Des économies réalisées sur les espaces de bureaux
Il est facile de sauter à la conclusion que la responsabilité devrait incomber à l’employeur. En fait, Christopher Stanton et Pratyush Tiwari ont évalué comment les entreprises pourraient être financièrement affectées par la nécessité de payer pour l’espace supplémentaire de leurs travailleurs. En partant de l’hypothèse que les travailleurs utilisent jusqu’à 13 mètres carrés sur le lieu de travail, les chercheurs ont calculé combien une entreprise pourrait économiser en immobilier, et comment le fait de payer une « prime d’éloignement » pour leurs travailleurs au même endroit pourrait réduire ces économies.
Ils ont constaté qu’en moyenne, le paiement de la prime compenserait d’un tiers les économies réalisées par les entreprises sur les espaces de bureaux.
Cela ne veut pas dire que les entreprises doivent absolument payer pour les locaux de leurs employés. « Nous ne prenons pas position sur la question de savoir si les entreprises doivent indemniser leurs employés pour le télétravail », indiquent les chercheurs. « Mais nous soupçonnons que dans un marché concurrentiel, elles finiront par le faire – c’est-à-dire que les employés pourraient s’approprier une partie de l’excédent généré par les économies réalisées sur les bureaux. Mais nous ne sommes pas sûrs de la quantité qu’ils vont capter, car nos données datent d’avant la pandémie. »
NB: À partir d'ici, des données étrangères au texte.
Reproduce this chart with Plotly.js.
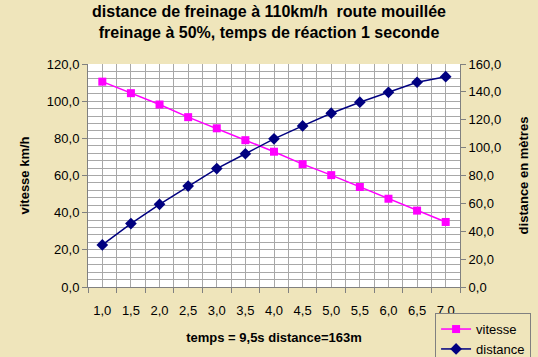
<!DOCTYPE html>
<html>
<head>
<meta charset="utf-8">
<script src="https://cdn.plot.ly/plotly-3.0.1.min.js"></script>
<style>html,body{margin:0;padding:0;background:#efe5bb;}#chart{width:538px;height:357px;}</style>
</head>
<body>
<div id="chart"></div>
<script>
const temps = [1.0, 1.5, 2.0, 2.5, 3.0, 3.5, 4.0, 4.5, 5.0, 5.5, 6.0, 6.5, 7.0];
const vitesse = [110.5, 104.3, 98.2, 91.4, 85.4, 79.0, 72.8, 66.1, 60.2, 53.8, 47.5, 41.1, 35.0];
const distance = [30.2, 45.5, 59.3, 72.4, 85.0, 95.6, 106.3, 115.6, 124.7, 132.6, 139.7, 146.9, 150.9];
const titleText = "distance de freinage à 110km/h  route mouillée<br>freinage à 50%, temps de réaction 1 seconde";
const xTitle = "temps = 9,5s distance=163m";
const yTitle = "vitesse km/h";
const y2Title = "distance en mètres";

const FONT = "Liberation Sans, Arial, sans-serif";
const grid = "#a8a8a8";

const data = [
  {x: temps, y: vitesse, name: "vitesse", type: "scatter", mode: "lines+markers",
   line: {color: "#ff00ff", width: 1.5}, marker: {symbol: "square", size: 8, color: "#ff00ff"}, yaxis: "y"},
  {x: temps, y: distance, name: "distance", type: "scatter", mode: "lines+markers",
   line: {color: "#000080", width: 1.5}, marker: {symbol: "diamond", size: 9, color: "#000080"}, yaxis: "y2"}
];

const layout = {
  width: 538, height: 357,
  paper_bgcolor: "#efe5bb", plot_bgcolor: "#ffffff",
  separators: ", ",
  font: {family: FONT, size: 13, color: "#000"},
  margin: {l: 88, r: 78, t: 64, b: 70, pad: 0, autoexpand: false},
  title: {text: titleText, font: {family: FONT, size: 16, weight: "bold", color: "#000"},
          x: 0.5, xanchor: "center", y: 0.951, yanchor: "middle", yref: "container", automargin: false},
  showlegend: true,
  legend: {x: 0.933, xanchor: "left", y: -0.117, yanchor: "top", bgcolor: "#efe5bb",
           bordercolor: "#808080", borderwidth: 1, font: {family: FONT, size: 13},
           tracegroupgap: 2, itemwidth: 30},
  xaxis: {range: [0.75, 7.25], tickmode: "linear", tick0: 1, dtick: 0.5, tickformat: ".1f",
          ticks: "", showgrid: true, gridcolor: grid, gridwidth: 1, zeroline: false,
          showline: true, linecolor: "#808080", linewidth: 1, automargin: false,
          minor: {tick0: 0.75, dtick: 0.5, ticks: "outside", ticklen: 5, tickcolor: "#808080", showgrid: true, gridcolor: grid, gridwidth: 1},
          tickfont: {family: FONT, size: 13}, ticklabelstandoff: 11,
          title: {text: xTitle, font: {family: FONT, size: 13, weight: "bold"}, standoff: 16}},
  yaxis: {range: [0, 120], tickmode: "linear", tick0: 0, dtick: 20, tickformat: ".1f",
          ticks: "outside", ticklen: 5, tickcolor: "#808080", showgrid: true, gridcolor: grid, gridwidth: 1,
          zeroline: false, showline: true, linecolor: "#808080", linewidth: 1, automargin: false,
          minor: {dtick: 4, showgrid: true, gridcolor: grid, gridwidth: 1, ticks: ""},
          tickfont: {family: FONT, size: 13},
          title: {text: yTitle, font: {family: FONT, size: 13, weight: "bold"}, standoff: 14}},
  yaxis2: {range: [0, 160], tickmode: "linear", tick0: 0, dtick: 20, tickformat: ".1f",
           overlaying: "y", side: "right", ticks: "outside", ticklen: 5, tickcolor: "#808080",
           showgrid: false, zeroline: false, showline: true, linecolor: "#808080", linewidth: 1, automargin: false,
           tickfont: {family: FONT, size: 13},
           title: {text: y2Title, font: {family: FONT, size: 13, weight: "bold"}, standoff: 18}}
};

Plotly.newPlot("chart", data, layout, {displayModeBar: false, staticPlot: true});
</script>
</body>
</html>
Les entreprises mettent en œuvre des politiques de télétravail
En plus de réduire le coût des bureaux, de nombreuses entreprises ont mis en œuvre des politiques de travail à distance après avoir réalisé que le télétravail pourrait accroître le bien-être et la productivité des travailleurs. Si c’est le cas, soutiennent Christopher Stanton et Pratyush Tiwari, la discussion est plus facile : il semble logique d’attendre des entreprises qu’elles contribuent à l’installation de leurs employés chez eux.
« Mais supposons qu’il y ait une perte de productivité », poursuivent les chercheurs. « Selon l’importance que l’employé accorde au télétravail, il pourrait être disposé à payer tout ou partie des dépenses supplémentaires liées au travail à domicile, et l’employeur pourrait être disposé à payer le reste des coûts en fonction de l’ampleur de la perte de productivité. »
L’année dernière a révélé de nombreux coûts cachés du télétravail, et dans de nombreux cas, on s’attendait à ce que les entreprises couvrent les dispositifs informatiques de base, ainsi que les équipements de santé et de sécurité. Mais l’indemnisation des travailleurs pour des loyers semble faire avancer le débat un cran au dessus.
L’idée n’est pas sans précédent : au début de l’année, un tribunal fédéral suisse a décidé que les entreprises devaient payer une partie du loyer de leurs employés, lorsque ceux-ci étaient obligés de travailler à domicile. Dans ce cas particulier, l’employé impliqué dans l’affaire a reçu un remboursement mensuel de 150 francs suisses (soit environ 136 euros).
Les circonstances varient selon chaque travailleur
Il peut cependant y avoir une perspective entièrement différente sur la question. Mark Zuckerberg, PDG de Facebook, par exemple, a récemment suggéré lors d’une vidéoconférence que les employés qui déménagent dans des régions où le coût de la vie est moins élevé pourraient voir leur salaire réduit en conséquence. Un point de vue similaire a été adopté dans un rapport d’économistes de la Deutsche Bank, qui a présenté le télétravail comme un « privilège » pour lequel les employés devraient payer des impôts supplémentaires.
Comme l’explique Anna Stansbury, doctorante en économie à l’université de Harvard, les circonstances varient selon chaque travailleur, ce qui rend extrêmement difficile de tracer une ligne claire pour tout le monde. « Le travail à domicile exige des travailleurs qu’ils investissent dans la technologie, un espace de travail, et généralement un espace supplémentaire », indique-t-elle à ZDNet. « D’un autre côté, pour de nombreux travailleurs, le fait de permettre davantage de travail à domicile sera une aubaine. »
« Ils peuvent éviter le coût et les tracas des déplacements, peuvent être en mesure de s’éloigner des villes et donc de payer moins cher leur logement, et le télétravail peut offrir une plus grande flexibilité, ce qui est particulièrement précieux pour les parents qui travaillent et les autres personnes qui s’occupent d’enfants. Il n’est donc pas certain que le passage au télétravail sera un coût net pour tous les travailleurs, et il est probablement plus ou moins coûteux pour les différents travailleurs. »
Anna Stansbury prévoit de longues discussions entre les entreprises et leurs employés, afin de s’assurer que les politiques des entreprises sont alignées sur les meilleurs intérêts des deux parties. Avec peu de directives officielles en place, l’espace naissant du télétravail est rempli de zones grises. La résolution de ces questions devient cependant rapidement une priorité des RH.